Directions: For each line that holds "What", copy the line out.

____

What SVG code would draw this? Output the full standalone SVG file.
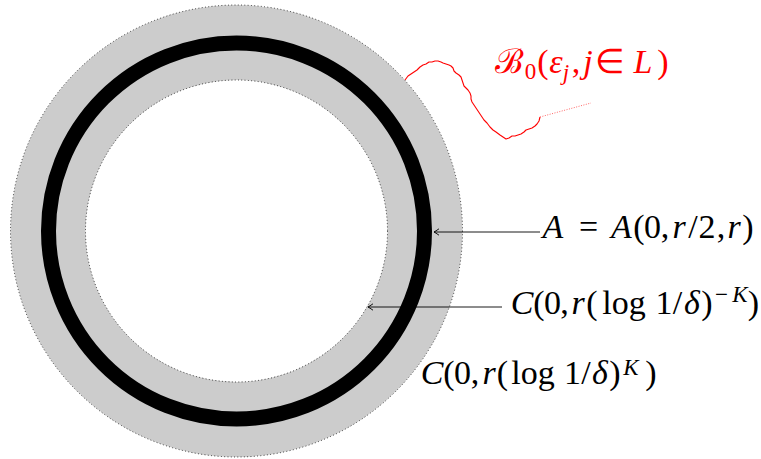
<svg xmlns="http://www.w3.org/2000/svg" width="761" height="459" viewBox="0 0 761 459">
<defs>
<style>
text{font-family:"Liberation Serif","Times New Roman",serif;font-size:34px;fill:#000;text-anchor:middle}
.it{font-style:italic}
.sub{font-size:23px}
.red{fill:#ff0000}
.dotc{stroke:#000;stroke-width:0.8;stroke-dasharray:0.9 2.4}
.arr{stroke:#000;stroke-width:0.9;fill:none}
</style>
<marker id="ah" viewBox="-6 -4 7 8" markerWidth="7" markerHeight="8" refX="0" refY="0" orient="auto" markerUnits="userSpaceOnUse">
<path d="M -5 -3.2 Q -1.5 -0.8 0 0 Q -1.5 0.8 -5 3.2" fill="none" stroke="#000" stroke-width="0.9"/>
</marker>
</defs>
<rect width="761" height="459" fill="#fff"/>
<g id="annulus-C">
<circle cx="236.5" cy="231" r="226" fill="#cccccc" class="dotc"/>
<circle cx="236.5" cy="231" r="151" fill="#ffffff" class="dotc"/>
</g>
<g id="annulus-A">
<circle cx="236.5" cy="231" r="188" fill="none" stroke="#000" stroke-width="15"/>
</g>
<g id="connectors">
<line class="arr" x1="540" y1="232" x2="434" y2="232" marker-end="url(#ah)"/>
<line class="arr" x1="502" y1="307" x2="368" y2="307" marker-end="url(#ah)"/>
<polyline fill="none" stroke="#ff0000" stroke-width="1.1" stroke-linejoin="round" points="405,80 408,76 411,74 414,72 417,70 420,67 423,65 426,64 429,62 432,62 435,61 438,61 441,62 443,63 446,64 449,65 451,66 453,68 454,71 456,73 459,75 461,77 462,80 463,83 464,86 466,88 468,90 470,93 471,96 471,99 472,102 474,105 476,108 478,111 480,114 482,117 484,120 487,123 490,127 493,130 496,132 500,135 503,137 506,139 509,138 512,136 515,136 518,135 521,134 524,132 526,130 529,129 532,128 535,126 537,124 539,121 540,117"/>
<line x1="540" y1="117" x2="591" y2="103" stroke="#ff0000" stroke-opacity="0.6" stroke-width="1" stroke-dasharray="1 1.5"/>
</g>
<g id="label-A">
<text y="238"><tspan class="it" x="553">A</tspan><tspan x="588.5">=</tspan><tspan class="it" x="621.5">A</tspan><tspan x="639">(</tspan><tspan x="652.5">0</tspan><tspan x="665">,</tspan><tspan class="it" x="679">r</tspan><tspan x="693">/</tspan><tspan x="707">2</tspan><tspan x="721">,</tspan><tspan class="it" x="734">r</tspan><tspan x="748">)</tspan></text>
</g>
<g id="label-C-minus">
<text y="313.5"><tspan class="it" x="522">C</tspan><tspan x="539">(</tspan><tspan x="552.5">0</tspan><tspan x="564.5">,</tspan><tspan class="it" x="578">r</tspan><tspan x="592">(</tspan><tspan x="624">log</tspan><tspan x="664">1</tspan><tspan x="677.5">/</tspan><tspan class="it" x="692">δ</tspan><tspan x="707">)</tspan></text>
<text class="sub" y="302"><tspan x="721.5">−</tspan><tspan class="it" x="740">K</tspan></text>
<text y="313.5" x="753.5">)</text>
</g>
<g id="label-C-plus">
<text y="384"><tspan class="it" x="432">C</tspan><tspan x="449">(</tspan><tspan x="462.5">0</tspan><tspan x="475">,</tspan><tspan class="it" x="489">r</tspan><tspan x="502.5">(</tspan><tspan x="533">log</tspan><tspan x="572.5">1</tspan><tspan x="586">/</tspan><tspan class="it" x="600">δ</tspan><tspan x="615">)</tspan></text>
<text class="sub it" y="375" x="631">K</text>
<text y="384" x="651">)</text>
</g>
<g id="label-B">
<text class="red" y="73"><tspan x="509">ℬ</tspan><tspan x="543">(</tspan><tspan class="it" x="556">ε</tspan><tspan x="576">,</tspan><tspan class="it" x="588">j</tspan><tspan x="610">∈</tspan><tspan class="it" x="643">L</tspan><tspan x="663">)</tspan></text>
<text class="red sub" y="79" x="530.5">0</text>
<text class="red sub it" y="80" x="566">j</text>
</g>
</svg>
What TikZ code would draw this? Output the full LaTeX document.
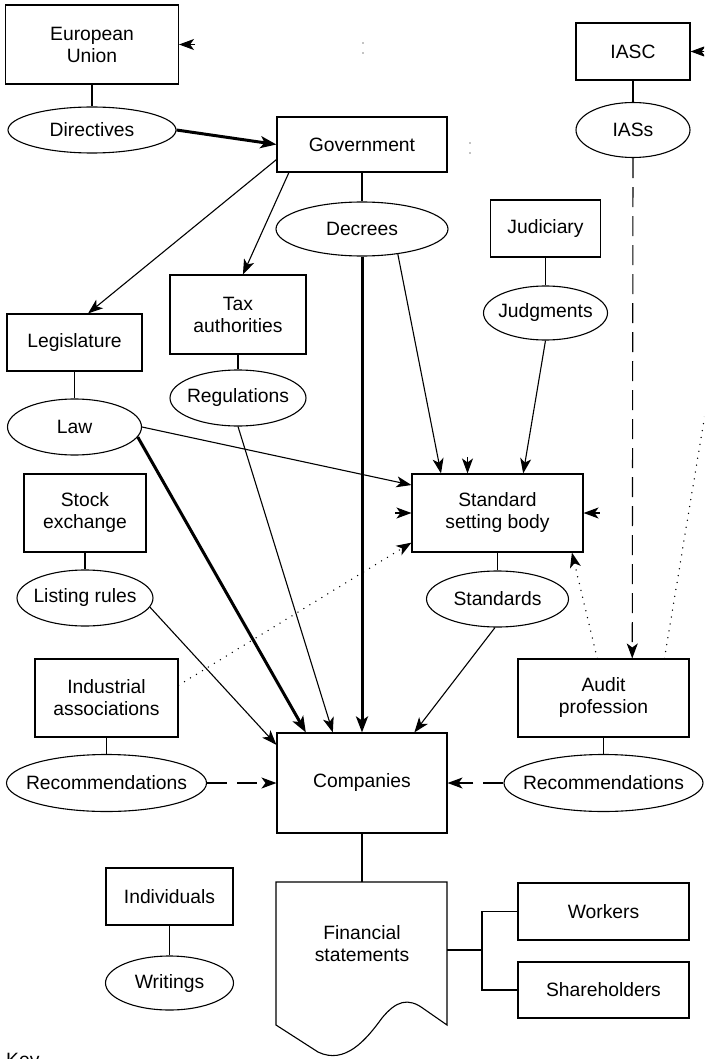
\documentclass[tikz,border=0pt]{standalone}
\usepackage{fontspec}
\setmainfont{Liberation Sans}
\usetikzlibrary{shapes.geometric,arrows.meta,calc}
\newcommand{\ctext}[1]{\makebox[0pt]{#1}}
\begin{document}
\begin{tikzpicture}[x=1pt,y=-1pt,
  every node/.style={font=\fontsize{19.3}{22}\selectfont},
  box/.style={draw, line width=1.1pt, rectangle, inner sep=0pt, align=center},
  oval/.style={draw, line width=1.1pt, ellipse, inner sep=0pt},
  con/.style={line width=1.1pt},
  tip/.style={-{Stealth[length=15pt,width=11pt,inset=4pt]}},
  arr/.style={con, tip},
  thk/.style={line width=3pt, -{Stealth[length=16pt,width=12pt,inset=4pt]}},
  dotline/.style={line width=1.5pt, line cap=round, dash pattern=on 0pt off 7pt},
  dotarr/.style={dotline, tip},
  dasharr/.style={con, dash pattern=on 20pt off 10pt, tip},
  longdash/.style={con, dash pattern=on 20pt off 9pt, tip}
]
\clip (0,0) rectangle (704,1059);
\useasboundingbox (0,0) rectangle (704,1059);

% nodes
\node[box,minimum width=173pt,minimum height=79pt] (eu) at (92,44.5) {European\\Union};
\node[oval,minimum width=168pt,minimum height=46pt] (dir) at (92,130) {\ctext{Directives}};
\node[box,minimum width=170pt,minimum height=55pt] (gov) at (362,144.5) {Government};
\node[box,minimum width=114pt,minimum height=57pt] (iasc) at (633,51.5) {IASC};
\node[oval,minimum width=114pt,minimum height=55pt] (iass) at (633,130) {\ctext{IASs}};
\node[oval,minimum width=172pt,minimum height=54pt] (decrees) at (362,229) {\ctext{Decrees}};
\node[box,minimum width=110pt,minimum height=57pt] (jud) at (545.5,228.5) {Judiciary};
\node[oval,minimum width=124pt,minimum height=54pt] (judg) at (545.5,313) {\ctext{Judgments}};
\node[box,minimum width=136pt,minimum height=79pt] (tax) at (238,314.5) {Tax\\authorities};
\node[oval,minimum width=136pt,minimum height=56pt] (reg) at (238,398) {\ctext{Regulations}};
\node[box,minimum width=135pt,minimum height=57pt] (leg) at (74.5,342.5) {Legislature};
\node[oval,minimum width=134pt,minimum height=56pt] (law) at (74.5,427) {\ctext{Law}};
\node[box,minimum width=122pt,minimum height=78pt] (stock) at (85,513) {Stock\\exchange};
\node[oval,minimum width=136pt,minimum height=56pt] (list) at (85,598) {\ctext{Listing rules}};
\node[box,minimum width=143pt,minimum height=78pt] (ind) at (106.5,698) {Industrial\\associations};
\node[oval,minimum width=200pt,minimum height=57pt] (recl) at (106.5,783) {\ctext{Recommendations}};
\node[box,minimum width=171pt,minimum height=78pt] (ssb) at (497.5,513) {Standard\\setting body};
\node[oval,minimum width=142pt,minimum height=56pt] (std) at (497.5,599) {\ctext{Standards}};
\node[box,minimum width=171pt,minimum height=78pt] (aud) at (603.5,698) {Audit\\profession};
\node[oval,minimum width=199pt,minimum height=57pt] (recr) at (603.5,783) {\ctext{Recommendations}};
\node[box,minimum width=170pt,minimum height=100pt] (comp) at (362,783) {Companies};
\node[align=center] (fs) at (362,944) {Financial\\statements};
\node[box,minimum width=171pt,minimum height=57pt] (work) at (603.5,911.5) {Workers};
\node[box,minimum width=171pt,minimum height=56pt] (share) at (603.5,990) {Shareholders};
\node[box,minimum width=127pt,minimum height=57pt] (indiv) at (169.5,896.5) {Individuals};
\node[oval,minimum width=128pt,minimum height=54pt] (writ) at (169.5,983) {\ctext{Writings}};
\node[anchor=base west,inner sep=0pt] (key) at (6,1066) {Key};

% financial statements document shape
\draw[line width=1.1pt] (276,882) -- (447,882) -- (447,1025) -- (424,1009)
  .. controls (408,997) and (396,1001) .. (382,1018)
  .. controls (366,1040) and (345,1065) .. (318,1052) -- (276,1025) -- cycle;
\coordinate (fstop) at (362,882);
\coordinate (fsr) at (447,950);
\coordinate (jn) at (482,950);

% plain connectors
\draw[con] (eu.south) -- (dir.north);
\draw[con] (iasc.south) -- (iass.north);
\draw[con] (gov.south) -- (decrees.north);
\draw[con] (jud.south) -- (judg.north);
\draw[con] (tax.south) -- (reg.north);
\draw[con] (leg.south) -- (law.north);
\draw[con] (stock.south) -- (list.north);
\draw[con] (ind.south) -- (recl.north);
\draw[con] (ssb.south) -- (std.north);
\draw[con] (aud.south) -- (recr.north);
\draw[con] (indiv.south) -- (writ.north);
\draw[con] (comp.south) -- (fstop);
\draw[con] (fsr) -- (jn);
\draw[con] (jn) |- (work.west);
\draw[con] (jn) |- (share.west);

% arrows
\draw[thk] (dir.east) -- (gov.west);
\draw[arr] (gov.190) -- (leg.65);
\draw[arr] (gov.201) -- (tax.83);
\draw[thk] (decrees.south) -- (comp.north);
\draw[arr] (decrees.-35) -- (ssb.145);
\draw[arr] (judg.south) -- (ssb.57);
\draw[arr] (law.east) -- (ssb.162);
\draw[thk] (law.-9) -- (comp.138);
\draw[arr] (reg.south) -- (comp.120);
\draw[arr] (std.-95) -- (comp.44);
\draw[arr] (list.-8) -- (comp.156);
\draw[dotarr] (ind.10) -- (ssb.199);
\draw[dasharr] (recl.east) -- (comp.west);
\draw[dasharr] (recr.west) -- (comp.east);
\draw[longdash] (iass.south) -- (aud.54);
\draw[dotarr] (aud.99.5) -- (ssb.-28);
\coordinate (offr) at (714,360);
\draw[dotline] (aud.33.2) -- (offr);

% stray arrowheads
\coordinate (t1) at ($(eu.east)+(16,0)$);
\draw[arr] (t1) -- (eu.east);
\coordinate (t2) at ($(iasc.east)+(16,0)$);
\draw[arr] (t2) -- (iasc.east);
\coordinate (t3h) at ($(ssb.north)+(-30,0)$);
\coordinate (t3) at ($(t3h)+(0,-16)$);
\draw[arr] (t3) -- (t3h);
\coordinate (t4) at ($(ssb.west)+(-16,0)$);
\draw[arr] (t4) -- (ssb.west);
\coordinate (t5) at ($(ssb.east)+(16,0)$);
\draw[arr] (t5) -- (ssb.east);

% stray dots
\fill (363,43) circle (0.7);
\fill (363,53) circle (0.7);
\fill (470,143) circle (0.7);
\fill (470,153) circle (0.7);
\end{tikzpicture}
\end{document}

____

The solution:
What SVG code would draw this? Output the full standalone SVG file.
What TikZ code would draw this? Output the full LaTeX document.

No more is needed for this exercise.